Lire aussi Razmig Keucheyan, « Le suffrage universel, une conquête toujours inachevée », Le Monde diplomatique, avril 2015.
Le cynisme ne date pas d’hier. Mais il était jusqu’alors corrigé par une dose de croyance démocratique. Aujourd’hui il n’y a plus qu’adhésion formaliste et essentiellement utilitaire au système représentatif. Or la démocratie n’est certainement jamais plus vivante que lorsqu’elle est contestée. Qui pour la contester aujourd’hui ? Elle n’a jamais été aussi atone, pour ne pas dire délaissée.

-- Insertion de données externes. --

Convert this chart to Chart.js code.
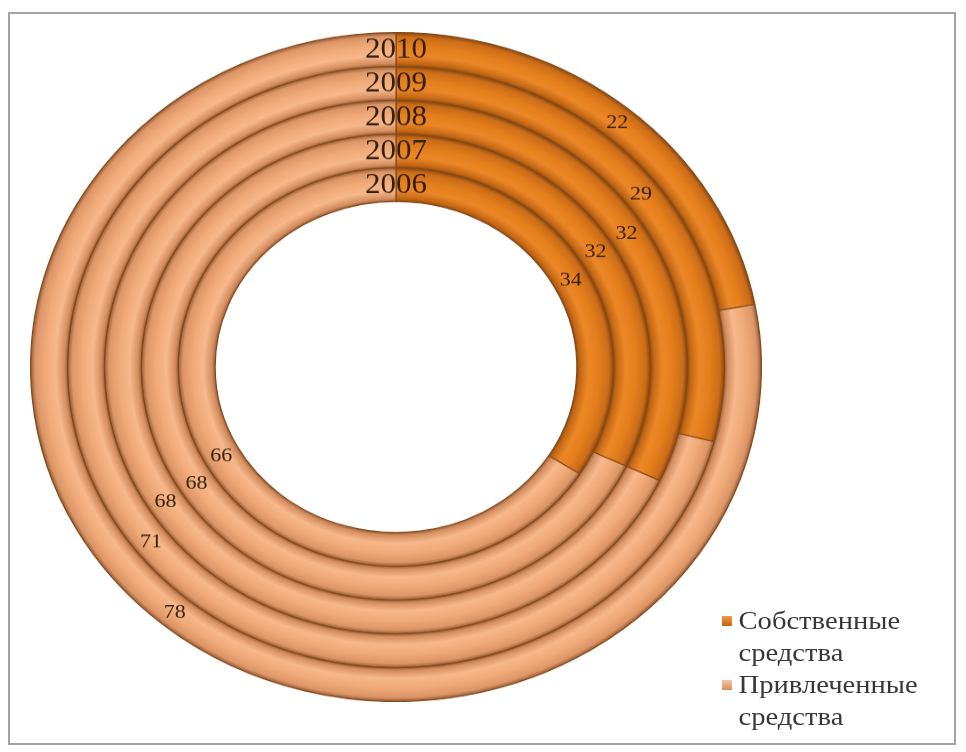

La menace qui se précise est bien celle de l’indifférence — indifférence au peuple comme objet au nom duquel on parle et pour lequel on est censé agir : cécité curieuse des professionnels de la politique étrangement atteints d’un mal pernicieux, une sorte d’algoataraxie, une insensibilité à autrui, ici aux citoyens. On reste étonné par exemple de l’incompréhension de certains dirigeants politiques devant leur propre impopularité. La farce traduit donc l’impression laissée par un système politique réduit à une mécanique dont le sens a été perdu. Que les citoyens se laissent aller à l’indifférence démocratique par colère est une chose, que des dirigeants le fassent par intérêt en est une autre.